Buchenwald inmates, 16 April 1945 when camp was liberated

Some scholars argue that the term possibly comes from the Muselmann's inability to stand for any time due to the loss of leg muscle, thus spending much of the time in a prone position, recalling the position of the Musulman (Muslim) during prayers.[4]

Usage of the term in literature

The American psychologist David P. Boder assisted in identifying the term musselman when in 1946 he conducted interviews with camp survivors in Europe. He asked them to describe, spell and pronounce the word for camp inmates so emaciated that they had lost the will to live.[5][6]

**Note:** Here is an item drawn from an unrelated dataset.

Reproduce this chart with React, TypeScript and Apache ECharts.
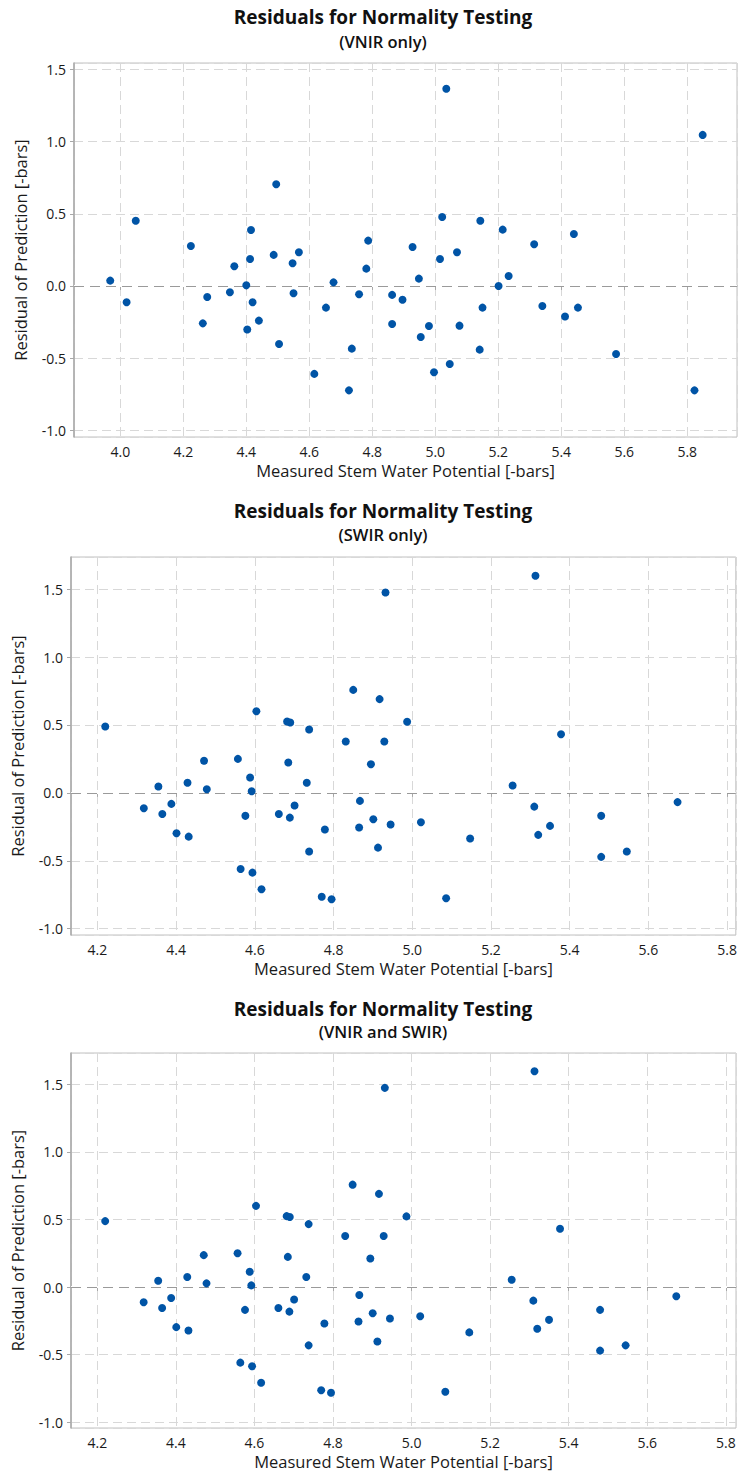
import React, { useEffect, useRef } from "react";
import * as echarts from "echarts";

// ---- Data: VNIR only ----
const vnirX = [
  3.968, 4.02, 4.049, 4.224, 4.276, 4.262, 4.348, 4.362, 4.4, 4.412, 4.415, 4.42, 4.403, 4.44,
  4.487, 4.495, 4.504, 4.547, 4.567, 4.55, 4.616, 4.653, 4.677, 4.735, 4.726, 4.758, 4.781,
  4.787, 4.863, 4.863, 4.896, 5.035, 5.849, 5.022, 5.143, 5.214, 5.44, 4.928, 5.314, 5.069,
  5.015, 4.948, 5.233, 5.201, 5.15, 5.34, 5.453, 5.412, 4.98, 5.077, 4.954, 5.141, 5.046,
  4.996, 5.574, 5.823,
];
const vnirY = [
  0.037, -0.113, 0.452, 0.277, -0.076, -0.259, -0.044, 0.136, 0.005, 0.187, 0.388, -0.113,
  -0.302, -0.24, 0.215, 0.704, -0.402, 0.157, 0.233, -0.051, -0.609, -0.15, 0.025, -0.434,
  -0.723, -0.058, 0.12, 0.314, -0.062, -0.263, -0.095, 1.366, 1.046, 0.478, 0.452, 0.39, 0.36,
  0.27, 0.289, 0.233, 0.187, 0.051, 0.069, 0.0, -0.15, -0.139, -0.15, -0.212, -0.277, -0.275,
  -0.353, -0.441, -0.54, -0.598, -0.471, -0.723,
];

// ---- Data: SWIR only ----
const swirX = [
  4.22, 4.318, 4.355, 4.365, 4.388, 4.401, 4.429, 4.432, 4.471, 4.478, 4.557, 4.564, 4.576,
  4.588, 4.592, 4.594, 4.604, 4.617, 4.661, 4.682, 4.69, 4.685, 4.689, 4.701, 4.732, 4.738,
  4.738, 4.77, 4.778, 4.795, 4.831, 4.85, 4.865, 4.867, 4.895, 4.901, 4.913, 4.917, 4.929,
  4.932, 4.945, 4.987, 5.022, 5.086, 5.147, 5.255, 5.31, 5.313, 5.32, 5.35, 5.378, 5.48, 5.48,
  5.545, 5.674,
];
const swirY = [
  0.488, -0.113, 0.047, -0.155, -0.081, -0.297, 0.074, -0.322, 0.236, 0.027, 0.25, -0.56,
  -0.169, 0.113, 0.012, -0.587, 0.601, -0.709, -0.155, 0.525, 0.518, 0.223, -0.182, -0.093,
  0.074, 0.466, -0.432, -0.764, -0.27, -0.783, 0.378, 0.758, -0.255, -0.059, 0.211, -0.194,
  -0.403, 0.69, 0.378, 1.475, -0.233, 0.523, -0.216, -0.776, -0.336, 0.054, -0.101, 1.598,
  -0.309, -0.243, 0.432, -0.169, -0.471, -0.432, -0.068,
];

// ---- Data: VNIR and SWIR ----
const bothX = swirX.slice();
const bothY = swirY.slice();

const subtitles = ["(VNIR only)", "(SWIR only)", "(VNIR and SWIR)"];
const mainTitle = "Residuals for Normality Testing";
const xName = "Measured Stem Water Potential [-bars]";
const yName = "Residual of Prediction [-bars]";

const FONT = "'Open Sans', 'Noto Sans', sans-serif";
const DOT = "#0054A6";

const panels = [
  { x: vnirX, y: vnirY, grid: { left: 74, top: 63, width: 663, height: 374 }, xr: [3.853, 5.958], yr: [-1.046, 1.544], tY: 17, sY: 41 },
  { x: swirX, y: swirY, grid: { left: 71, top: 557, width: 666, height: 378 }, xr: [4.133, 5.822], yr: [-1.046, 1.736], tY: 511, sY: 534 },
  { x: bothX, y: bothY, grid: { left: 71, top: 1053, width: 665, height: 375 }, xr: [4.133, 5.826], yr: [-1.044, 1.733], tY: 1009, sY: 1031 },
];

export default function App() {
  const ref = useRef<HTMLDivElement>(null);
  useEffect(() => {
    if (!ref.current) return;
    const chart = echarts.init(ref.current, null, { renderer: "svg" });
    const splitLine = { show: true, lineStyle: { color: "#d8d8d8", type: [9, 5], width: 1 } };
    const axisLine = { show: true, lineStyle: { color: "#a8a8a8", width: 1.5 } };
    const axisTick = { show: true, length: 4, lineStyle: { color: "#a8a8a8" } };
    const labelBase = { color: "#1a1a1a", fontFamily: FONT, fontSize: 14, showMinLabel: false, showMaxLabel: false };
    const nameStyle = { color: "#1a1a1a", fontFamily: FONT, fontSize: 16.5 };

    const grid = panels.map((p) => ({ ...p.grid, show: true, borderColor: "#c0c0c0", borderWidth: 1, containLabel: false }));
    const xAxis = panels.map((p, i) => ({
      type: "value",
      gridIndex: i,
      min: p.xr[0],
      max: p.xr[1],
      minInterval: 0.2,
      maxInterval: 0.2,
      axisLine,
      axisTick,
      splitLine,
      axisLabel: { ...labelBase, margin: 7, formatter: (v: number) => v.toFixed(1) },
      name: xName,
      nameLocation: "middle",
      nameGap: 25,
      nameTextStyle: nameStyle,
    }));
    const yAxis = panels.map((p, i) => ({
      type: "value",
      gridIndex: i,
      min: p.yr[0],
      max: p.yr[1],
      minInterval: 0.5,
      maxInterval: 0.5,
      axisLine,
      axisTick,
      splitLine,
      axisLabel: { ...labelBase, margin: 8, formatter: (v: number) => v.toFixed(1) },
      name: yName,
      nameLocation: "middle",
      nameGap: 45,
      nameTextStyle: nameStyle,
    }));
    const series = panels.map((p, i) => ({
      type: "scatter",
      xAxisIndex: i,
      yAxisIndex: i,
      symbol: "circle",
      symbolSize: 8,
      z: 3,
      itemStyle: { color: DOT, opacity: 1 },
      data: p.x.map((xv, k) => [xv, p.y[k]]),
      markLine: {
        silent: true,
        symbol: "none",
        label: { show: false },
        z: 1,
        data: [
          { yAxis: 0, lineStyle: { color: "#ffffff", type: "solid", width: 2 } },
          { yAxis: 0, lineStyle: { color: "#9a9a9a", type: [10, 6], width: 1 } },
        ],
      },
    }));
    const graphic: any[] = [];
    panels.forEach((p, i) => {
      graphic.push({
        type: "text",
        x: 383,
        y: p.tY,
        style: { text: mainTitle, fill: "#111", font: `bold 19px ${FONT}`, align: "center", verticalAlign: "middle", textAlign: "center", textVerticalAlign: "middle" },
      });
      graphic.push({
        type: "text",
        x: 383,
        y: p.sY,
        style: { text: subtitles[i], fill: "#111", font: `600 16.5px ${FONT}`, align: "center", verticalAlign: "middle", textAlign: "center", textVerticalAlign: "middle" },
      });
    });

    chart.setOption({
      animation: false,
      backgroundColor: "#fff",
      grid,
      xAxis,
      yAxis,
      series,
      graphic,
    });
    return () => chart.dispose();
  }, []);
  return <div ref={ref} style={{ position: "absolute", left: 0, top: 0, width: 740, height: 1476 }} />;
}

Primo Levi tried to explain the term (he also uses Musselman), in a footnote of If This Is a Man, his autobiographical account of his time in Auschwitz:[1]

This word ‘Muselmann’, I do not know why, was used by the old ones of the camp to describe the weak, the inept, those doomed to selection.
Primo Levi, If This Is a Man, chapter: "The Drowned and the Saved".

The psychologist and Auschwitz survivor Viktor Frankl, in his book Man's Search for Meaning, provides the example of a prisoner who decides to use up his last cigarettes (used as currency in the concentration camps) in the evening because he is convinced he won't survive the Appell (roll call assembly) the next morning; his fellow captives derided him as a Muselmann. Frankl compares this to the dehumanized behavior and attitudes of the kapos.[7]

The testimonial of the Polish witness, Adolf Gawalewicz, Refleksje z poczekalni do gazu: ze wspomnień muzułmana ("Reflec­tions in the Gas Chamber's Waiting Room: From the Memoirs of a Muselmann"), published in 1968, incorporates the term in the title of the work.[8]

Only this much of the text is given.